Godliness

If someone were to ask you what it means to be godly, how would you respond? Would you say that being godly means you love like God? Does it mean you are merciful like God? Does it mean that you are holy like God? Simply put, being godly is being like God. If we are Christians, we are to be godly, and when we practice all that God would have us to, we will be like Him! By inspiration, the apostle Peter writes that we are to “add to [our] faith virtue, to virtue knowledge, to knowledge self-control, to self-control perseverance, [and] to perseverance godliness” (2 Pet. 1:5-6, NKJV).

The specific word used by Peter for “godliness” is a word that signifies great piety, loyalty, and respect for God (BDAG). This type of admiration for God can only be produced in the one who first of all trusts in God with all “faith” (2 Pet. 1:5). It is a type of loyalty seen through one’s actions to possess “virtue” in all areas of life. It is a reverence that is so deeply rooted in the individual that his “knowledge” is filled with the things of God which exhibits itself in one’s “self-control” and “perseverance” through hard times. Godliness shows in one’s life because godliness is pervasive; God must be central to all that one does. 
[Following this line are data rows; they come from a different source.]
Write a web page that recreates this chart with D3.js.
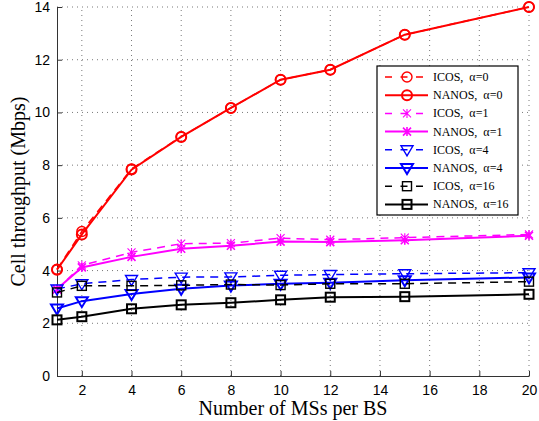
<!DOCTYPE html>
<html>
<head>
<meta charset="utf-8">
<script src="https://cdn.jsdelivr.net/npm/d3@7"></script>
<style>
    body { margin: 0; background: #fff; }
    #chart { width: 539px; height: 421px; }
    .tick text { font-family: "Liberation Sans", Arial, sans-serif; font-size: 14px; fill: #000; }
    .title { font-family: "Liberation Serif", "Times New Roman", serif; font-size: 20px; fill: #000; }
    .legendText { font-family: "Liberation Serif", "Times New Roman", serif; font-size: 12px; fill: #000; }
</style>
</head>
<body>
<div id="chart"></div>
<script>

var msCount = [1, 2, 4, 6, 8, 10, 12, 15, 20];

var icosA0  = [4.05, 5.48, 7.86, 9.08, 10.17, 11.24, 11.62, 12.95, 14.0];
var nanosA0 = [4.03, 5.37, 7.83, 9.07, 10.17, 11.24, 11.62, 12.95, 14.0];
var icosA1  = [3.28, 4.2, 4.69, 5.02, 5.04, 5.23, 5.17, 5.25, 5.37];
var nanosA1 = [3.3, 4.12, 4.52, 4.83, 4.94, 5.1, 5.08, 5.15, 5.32];
var icosA4  = [3.3, 3.5, 3.66, 3.75, 3.76, 3.82, 3.85, 3.88, 3.92];
var nanosA4 = [2.56, 2.84, 3.11, 3.31, 3.43, 3.5, 3.54, 3.63, 3.74];
var icosA16 = [3.17, 3.42, 3.42, 3.44, 3.47, 3.45, 3.5, 3.5, 3.58];
var nanosA16 = [2.13, 2.25, 2.55, 2.7, 2.78, 2.89, 2.99, 3.01, 3.1];

var xTicks = [2, 4, 6, 8, 10, 12, 14, 16, 18, 20];
var yTicks = [0, 2, 4, 6, 8, 10, 12, 14];

var seriesNames = ["ICOS,  \u03b1=0", "NANOS,  \u03b1=0", "ICOS,  \u03b1=1", "NANOS,  \u03b1=1",
                   "ICOS,  \u03b1=4", "NANOS,  \u03b1=4", "ICOS,  \u03b1=16", "NANOS,  \u03b1=16"];
var seriesValues = [icosA0, nanosA0, icosA1, nanosA1, icosA4, nanosA4, icosA16, nanosA16];
var seriesColors = ["#ff0000", "#ff0000", "#ff00ff", "#ff00ff", "#0000ff", "#0000ff", "#000000", "#000000"];
var seriesMarkers = ["circle", "circle", "cross", "cross", "triangle", "triangle", "square", "square"];

var width = 539, height = 421;
var margin = {top: 7, right: 10, bottom: 45, left: 57};

var svg = d3.select("#chart")
    .append("svg")
    .attr("width", width)
    .attr("height", height);

var xScale = d3.scaleLinear()
    .domain([1, 20])
    .range([margin.left, width - margin.right]);

var yScale = d3.scaleLinear()
    .domain([0, 14])
    .range([height - margin.bottom, margin.top]);

// dotted grid
svg.append("g")
    .selectAll("line")
    .data(xTicks)
    .enter()
    .append("line")
        .attr("x1", function(d) { return xScale(d); })
        .attr("x2", function(d) { return xScale(d); })
        .attr("y1", yScale(0))
        .attr("y2", yScale(14))
        .attr("stroke", "#555")
        .attr("stroke-width", 0.8)
        .attr("stroke-dasharray", "1,4");

svg.append("g")
    .selectAll("line")
    .data(yTicks.slice(1))
    .enter()
    .append("line")
        .attr("x1", xScale(1))
        .attr("x2", xScale(20))
        .attr("y1", function(d) { return yScale(d); })
        .attr("y2", function(d) { return yScale(d); })
        .attr("stroke", "#555")
        .attr("stroke-width", 0.8)
        .attr("stroke-dasharray", "1,4");

// axes, ticks pointing inward
var xAxis = d3.axisBottom(xScale).tickValues(xTicks).tickSizeInner(-5).tickSizeOuter(0).tickPadding(9);
var yAxis = d3.axisLeft(yScale).tickValues(yTicks).tickSizeInner(-5).tickSizeOuter(0).tickPadding(7);

svg.append("g")
    .attr("transform", "translate(0," + yScale(0) + ")")
    .call(xAxis)
    .call(function(g) {
        g.select(".domain").attr("stroke", "#333");
        g.selectAll(".tick line").attr("stroke", "#333");
        g.selectAll(".tick text").attr("font-size", null).attr("font-family", null);
    });

svg.append("g")
    .attr("transform", "translate(" + xScale(1) + ",0)")
    .call(yAxis)
    .call(function(g) {
        g.select(".domain").attr("stroke", "#333");
        g.selectAll(".tick line").attr("stroke", "#333");
        g.selectAll(".tick text").attr("font-size", null).attr("font-family", null);
    });

svg.append("text")
    .attr("class", "title")
    .attr("x", (xScale(1) + xScale(20)) / 2)
    .attr("y", 415)
    .attr("text-anchor", "middle")
    .text("Number of MSs per BS");

svg.append("text")
    .attr("class", "title")
    .attr("transform", "translate(25," + (yScale(7)) + ") rotate(-90)")
    .attr("text-anchor", "middle")
    .text("Cell throughput (Mbps)");

function drawMarker(g, type, color, isNanos) {
    var sw = isNanos ? 2 : 1.4;
    if (type == "circle") {
        g.append("circle").attr("r", 5).attr("fill", "none").attr("stroke", color).attr("stroke-width", sw);
    } else if (type == "cross") {
        g.append("path").attr("d", "M-4,-4L4,4M-4,4L4,-4M0,-4.5L0,4.5")
            .attr("fill", "none").attr("stroke", color).attr("stroke-width", sw * 0.8);
    } else if (type == "triangle") {
        g.append("path").attr("d", "M-6,-4L6,-4L0,6Z")
            .attr("fill", "none").attr("stroke", color).attr("stroke-width", sw);
    } else if (type == "square") {
        g.append("rect").attr("x", -4.5).attr("y", -4.5).attr("width", 9).attr("height", 9)
            .attr("fill", "none").attr("stroke", color).attr("stroke-width", sw);
    }
}

var line = d3.line()
    .x(function(d, i) { return xScale(msCount[i]); })
    .y(function(d) { return yScale(d); });

seriesValues.forEach(function(vals, s) {
    var isNanos = s % 2 == 1;
    var g = svg.append("g");
    g.append("path")
        .attr("d", line(vals))
        .attr("fill", "none")
        .attr("stroke", seriesColors[s])
        .attr("stroke-width", isNanos ? 2 : 1.5)
        .attr("stroke-dasharray", isNanos ? null : "8,6");

    vals.forEach(function(v, i) {
        var m = g.append("g")
            .attr("transform", "translate(" + xScale(msCount[i]) + "," + yScale(v) + ")");
        drawMarker(m, seriesMarkers[s], seriesColors[s], isNanos);
    });
});

// legend
var legend = svg.append("g").attr("transform", "translate(377,66)");

legend.append("rect")
    .attr("width", 141)
    .attr("height", 149)
    .attr("fill", "#fff")
    .attr("stroke", "#000")
    .attr("stroke-width", 1.2);

seriesNames.forEach(function(name, s) {
    var isNanos = s % 2 == 1;
    var ly = 11 + s * 18.2;
    var row = legend.append("g").attr("transform", "translate(0," + ly + ")");
    row.append("line")
        .attr("x1", 8).attr("x2", 51)
        .attr("y1", 0).attr("y2", 0)
        .attr("stroke", seriesColors[s])
        .attr("stroke-width", isNanos ? 2 : 1.5)
        .attr("stroke-dasharray", isNanos ? null : "7,8.5");
    var m = row.append("g").attr("transform", "translate(30,0)");
    drawMarker(m, seriesMarkers[s], seriesColors[s], isNanos);
    row.append("text")
        .attr("class", "legendText")
        .attr("x", 56)
        .attr("y", 4)
        .attr("xml:space", "preserve")
        .text(name);
});

</script>
</body>
</html>
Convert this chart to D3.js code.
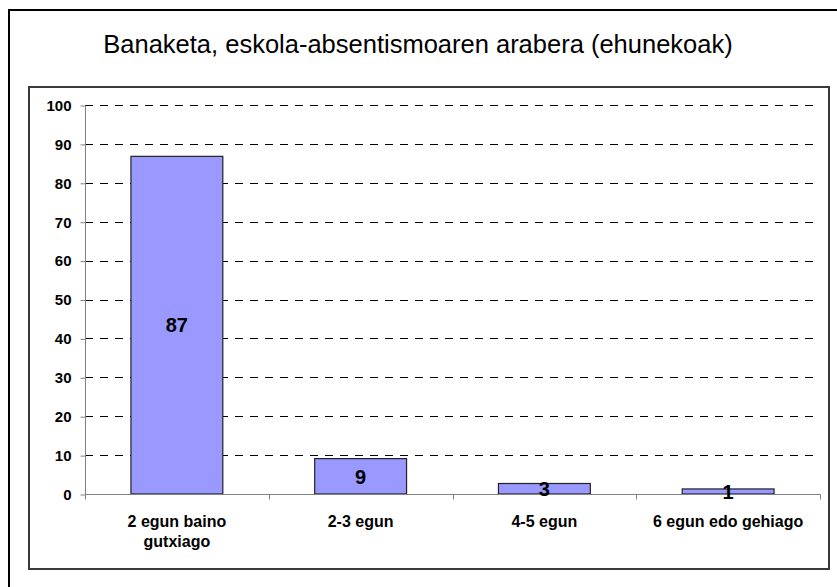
<!DOCTYPE html>
<html>
<head>
<meta charset="utf-8">
<script src="https://cdn.jsdelivr.net/npm/d3@7"></script>
<style>
  html, body { margin: 0; padding: 0; background: #fff; }
  svg { display: block; }
  text { font-family: "Liberation Sans", Arial, sans-serif; }
</style>
</head>
<body>
<script>
const title = "Banaketa, eskola-absentismoaren arabera (ehunekoak)";
const categories = ["2 egun baino gutxiago", "2-3 egun", "4-5 egun", "6 egun edo gehiago"];
const categoryLines = [["2 egun baino", "gutxiago"], ["2-3 egun"], ["4-5 egun"], ["6 egun edo gehiago"]];
const values = [86.8, 9.1, 2.7, 1.3];
const valueLabels = ["87", "9", "3", "1"];
const yTicks = [0, 10, 20, 30, 40, 50, 60, 70, 80, 90, 100];

const W = 837, H = 587;
const svg = d3.select("body").append("svg").attr("width", W).attr("height", H);
svg.append("rect").attr("width", W).attr("height", H).attr("fill", "#fff");

// outer frame (left + top edges visible)
svg.append("path").attr("d", `M9,${H} L9,10 L${W},10`).attr("fill", "none").attr("stroke", "#000").attr("stroke-width", 2);

// title
svg.append("text").attr("x", 418).attr("y", 53).attr("text-anchor", "middle")
  .attr("font-size", 25.5).attr("fill", "#000").text(title);

// inner plot frame
svg.append("rect").attr("x", 29).attr("y", 87).attr("width", 800).attr("height", 482)
  .attr("fill", "#fff").attr("stroke", "#3a3a3a").attr("stroke-width", 2);

const x = d3.scaleBand().domain(categories).range([85, 820]).paddingInner(0.5).paddingOuter(0.25);
const y = d3.scaleLinear().domain([0, 100]).range([494, 105]);

// gridlines
svg.append("g").selectAll("line").data(yTicks.filter(d => d > 0)).join("line")
  .attr("x1", 85).attr("x2", 820)
  .attr("y1", d => Math.round(y(d)) + 0.5).attr("y2", d => Math.round(y(d)) + 0.5)
  .attr("stroke", "#000").attr("stroke-width", 1).attr("stroke-dasharray", "8,7");

// y axis
const yAxis = svg.append("g").attr("transform", "translate(85.5,0.5)")
  .call(d3.axisLeft(y).tickValues(yTicks).tickSize(5).tickPadding(9).tickFormat(d3.format("d")));
yAxis.select(".domain").attr("stroke", "#808080").attr("d", `M0,${y(100)}V${y(0)}`);
yAxis.selectAll(".tick line").attr("stroke", "#808080");
yAxis.selectAll(".tick text").attr("font-size", 15).attr("font-weight", "bold").attr("fill", "#000")
  .attr("font-family", "'Liberation Sans', Arial, sans-serif");

// bars
svg.append("g").selectAll("rect").data(values).join("rect")
  .attr("x", (d, i) => x(categories[i]))
  .attr("y", d => y(d))
  .attr("width", x.bandwidth())
  .attr("height", d => y(0) - y(d))
  .attr("fill", "#9999ff").attr("stroke", "#222").attr("stroke-width", 1.2);

// x axis
const xb = d3.scaleLinear().domain([0, 4]).range([85, 820]);
const xAxis = svg.append("g").attr("transform", `translate(0.5,${Math.round(y(0)) + 0.5})`);
xAxis.append("line").attr("x1", 85).attr("x2", 820).attr("stroke", "#808080");
xAxis.selectAll("line.t").data([0, 1, 2, 3, 4]).join("line").attr("class", "t")
  .attr("x1", d => Math.round(xb(d))).attr("x2", d => Math.round(xb(d)))
  .attr("y1", 0).attr("y2", 5).attr("stroke", "#808080");

// x labels
const xl = svg.append("g").selectAll("text").data(categories).join("text")
  .attr("x", d => x(d) + x.bandwidth() / 2)
  .attr("y", 527).attr("text-anchor", "middle")
  .attr("font-size", 16).attr("font-weight", "bold").attr("fill", "#000");
xl.each(function (d, i) {
  d3.select(this).selectAll("tspan").data(categoryLines[i]).join("tspan")
    .attr("x", x(d) + x.bandwidth() / 2)
    .attr("dy", (t, j) => j === 0 ? 0 : 20)
    .text(t => t);
});

// value labels
svg.append("g").selectAll("text").data(values).join("text")
  .attr("x", (d, i) => x(categories[i]) + x.bandwidth() / 2)
  .attr("y", d => (y(d) + y(0)) / 2)
  .attr("dy", "0.36em").attr("text-anchor", "middle")
  .attr("font-size", 20).attr("font-weight", "bold").attr("fill", "#000")
  .text((d, i) => valueLabels[i]);
</script>
</body>
</html>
We as Christians are to be a godly people. The thoughts we think, the decisions we make, and the actions we take should all be driven by our pursuit for godliness. Paul says that we as the people of God are to “pursue … godliness” (1 Tim. 6:11). Godliness ought to be our pursuit because it is only through godliness that we can find true contentment (1 Tim. 6:6). Godly living has an impact on the type of person we currently are and who we would like to become (2 Pet. 3:11). This change will be seen not only through our growing faith, virtue, knowledge, self-control, or perseverance, but the change will be evident as we add “to godliness brotherly kindness, and to brotherly kindness love” (2 Pet. 1:7).